According to Committee member Rep. Elaine Luria, after being informed about the Capitol attack, former president Trump proceeded to head to the Oval Office to watch Fox News for two and a half hours.

"President Trump sat in his dining room and watched the attack on television while his senior-most staff, closest advisers, and family members begged him to do what is expected of any American president," Luria stated. "When lives and our democracy hung in the balance, President Trump refused to act because of his selfish desire to stay in power."

Former Trump deputy press secretary Sarah Matthews, also testified that Trump had the opportunity to stop the violence “almost instantly” if he wanted to and stated that the former president was resisting sending a message of peace to the rioters.

The committee stated that the former president had 187 minutes (three-plus hours) to prevent the proceeding of the riot but did not take automatic action. The members of the committee received an overwhelming amount of evidence and struggled to complete the meeting in time. They reached a conclusion to proceed with the investigation in September.

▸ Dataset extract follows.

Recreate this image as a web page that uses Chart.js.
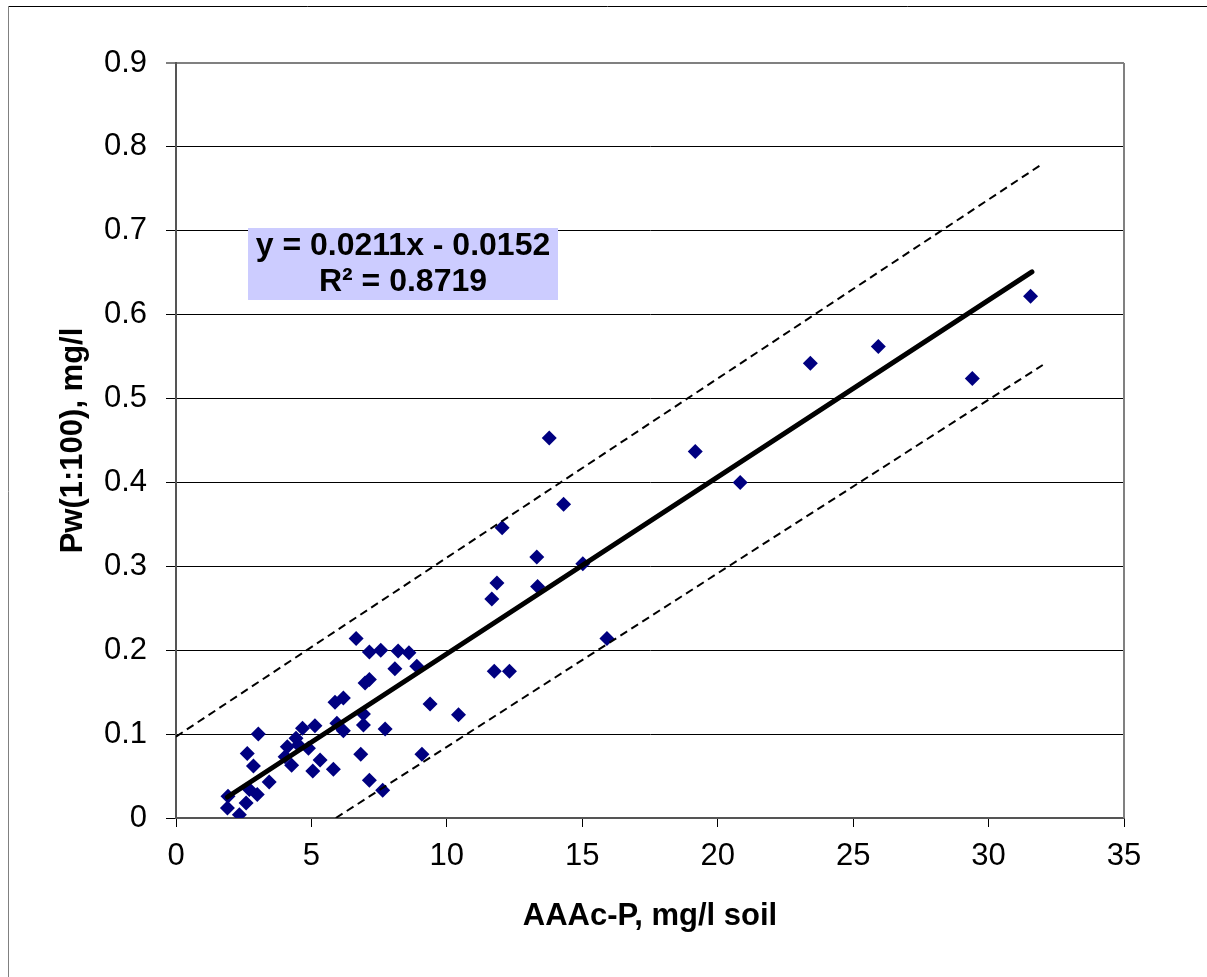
<!DOCTYPE html>
<html>
<head>
<meta charset="utf-8">
<script src="https://cdn.jsdelivr.net/npm/chart.js@4.4.1/dist/chart.umd.min.js"></script>
<style>
  html, body { margin: 0; padding: 0; background: #fff; }
  #wrap { width: 1207px; height: 977px; }
</style>
</head>
<body>
<div id="wrap"><canvas id="chart" width="1207" height="977"></canvas></div>
<script>
// AAAc-P (mg/l soil) vs Pw(1:100) (mg/l)
const aaacP = [1.92, 1.90, 2.34, 2.59, 2.63, 2.86, 2.71, 3.00, 3.04, 3.44,
               4.03, 4.11, 4.27, 4.43, 4.52, 4.67, 4.89, 5.05, 5.13, 5.32,
               5.81, 5.87, 5.94, 6.18, 6.18, 6.65, 6.82, 6.92, 6.92, 6.98,
               7.14, 7.14, 7.14, 7.56, 7.63, 7.72, 8.08, 8.20, 8.60, 8.89,
               9.08, 9.38, 10.43, 11.66, 11.75, 11.85, 12.04, 12.31, 13.32, 13.35,
               13.78, 14.31, 15.02, 15.91, 19.17, 20.83, 23.42, 25.93, 29.40, 31.55];
const pw    = [0.026, 0.012, 0.004, 0.018, 0.077, 0.062, 0.034, 0.028, 0.100, 0.043,
               0.073, 0.085, 0.063, 0.095, 0.087, 0.107, 0.083, 0.056, 0.110, 0.069,
               0.058, 0.138, 0.113, 0.104, 0.143, 0.214, 0.076, 0.111, 0.124, 0.161,
               0.165, 0.198, 0.045, 0.200, 0.033, 0.106, 0.178, 0.199, 0.197, 0.181,
               0.076, 0.136, 0.123, 0.261, 0.175, 0.280, 0.346, 0.175, 0.311, 0.276,
               0.453, 0.374, 0.303, 0.214, 0.437, 0.400, 0.542, 0.562, 0.524, 0.622];

// trend line and the two dashed bounds (end points)
const trendX = [1.9, 31.6];
const trendY = [0.025, 0.651];
const upperX = [0, 32];
const upperY = [0.097, 0.78];
const lowerX = [5.9, 32];
const lowerY = [0, 0.54];

const eqLines = ['y = 0.0211x - 0.0152', 'R\u00B2 = 0.8719'];
const xTitle = 'AAAc-P, mg/l soil';
const yTitle = 'Pw(1:100), mg/l';

const FONT = '"Liberation Sans", Arial, sans-serif';

function toPts(xs, ys) {
    return xs.map((x, i) => ({ x: x, y: ys[i] }));
}

// frame, plot border on the right and the equation box
const extras = {
    id: 'extras',
    afterDraw(chart) {
        const ctx = chart.ctx;
        const a = chart.chartArea;
        ctx.save();
        // outer frame (only top and left visible)
        ctx.strokeStyle = '#000';
        ctx.lineWidth = 1;
        ctx.beginPath();
        ctx.moveTo(8, 6.5);
        ctx.lineTo(1207, 6.5);
        ctx.stroke();
        ctx.strokeStyle = '#808080';
        ctx.beginPath();
        ctx.moveTo(8.5, 6);
        ctx.lineTo(8.5, 977);
        ctx.stroke();
        // right border of plot area
        ctx.strokeStyle = '#808080';
        ctx.lineWidth = 2;
        ctx.beginPath();
        ctx.moveTo(a.right, a.top);
        ctx.lineTo(a.right, a.bottom);
        ctx.stroke();

        // equation box
        const bx = a.left + 72, by = a.top + 165, bw = 310, bh = 72;
        ctx.fillStyle = '#CCCCFF';
        ctx.fillRect(bx, by, bw, bh);
        ctx.fillStyle = '#000';
        ctx.font = 'bold 32px ' + FONT;
        ctx.textAlign = 'center';
        ctx.textBaseline = 'middle';
        ctx.fillText(eqLines[0], bx + bw / 2, by + 18);
        ctx.fillText(eqLines[1], bx + bw / 2, by + 54);
        ctx.restore();
    }
};

new Chart(document.getElementById('chart'), {
    type: 'scatter',
    data: {
        datasets: [
            {
                label: 'upper',
                data: toPts(upperX, upperY),
                showLine: true,
                borderColor: '#000',
                borderWidth: 2,
                borderDash: [8, 5],
                pointRadius: 0,
                fill: false
            },
            {
                label: 'lower',
                data: toPts(lowerX, lowerY),
                showLine: true,
                borderColor: '#000',
                borderWidth: 2,
                borderDash: [8, 5],
                pointRadius: 0,
                fill: false
            },
            {
                label: 'trend',
                data: toPts(trendX, trendY),
                showLine: true,
                borderColor: '#000',
                borderWidth: 5,
                borderCapStyle: 'round',
                pointRadius: 0,
                fill: false
            },
            {
                label: 'samples',
                data: toPts(aaacP, pw),
                pointStyle: 'rectRot',
                pointRadius: 7.5,
                pointBackgroundColor: '#000080',
                pointBorderColor: '#000080',
                pointBorderWidth: 0,
                showLine: false
            }
        ]
    },
    options: {
        responsive: false,
        animation: false,
        events: [],
        layout: { padding: { left: 0, top: 63, right: 83, bottom: 0 } },
        plugins: {
            legend: { display: false },
            tooltip: { enabled: false }
        },
        scales: {
            x: {
                type: 'linear',
                min: 0,
                max: 35,
                afterFit: (s) => { s.height = 977 - 818; },
                ticks: {
                    stepSize: 5,
                    color: '#000',
                    padding: 11,
                    font: { family: FONT, size: 31 }
                },
                grid: {
                    drawOnChartArea: false,
                    drawTicks: true,
                    tickLength: 9,
                    tickColor: '#000',
                    tickWidth: 1
                },
                border: { display: true, color: '#555', width: 2 },
                title: {
                    display: true,
                    text: xTitle,
                    color: '#000',
                    font: { family: FONT, size: 31, weight: 'bold' },
                    padding: { top: 42, bottom: 42 }
                }
            },
            y: {
                type: 'linear',
                min: 0,
                max: 0.9,
                afterFit: (s) => { s.width = 176; },
                ticks: {
                    stepSize: 0.1,
                    color: '#000',
                    padding: 19,
                    font: { family: FONT, size: 31 }
                },
                grid: {
                    color: (c) => (c.tick && c.tick.value >= 0.9 ? '#808080' : '#000'),
                    lineWidth: (c) => (c.tick && c.tick.value >= 0.9 ? 2 : 1),
                    tickLength: 10,
                    tickColor: '#000',
                    tickWidth: 1
                },
                border: { display: true, color: '#555', width: 2 },
                title: {
                    display: true,
                    text: yTitle,
                    color: '#000',
                    font: { family: FONT, size: 31, weight: 'bold' },
                    padding: { top: 55, bottom: 55 }
                }
            }
        }
    },
    plugins: [extras]
});
</script>
</body>
</html>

Though this most recent hearing helps further connect the dots between Trump, his advisors, and the mob that gathered on January 6, the committee still has yet to provide hard, prosecutable evidence that would definitively prove that Trump coordinated the assault on the Capitol. But given Trump’s prior knowledge of what would likely occur on January 6, his incendiary rhetoric before and during that day, and his refusal to immediately act and quell the riot provide solid groundwork for his indictment by the committee.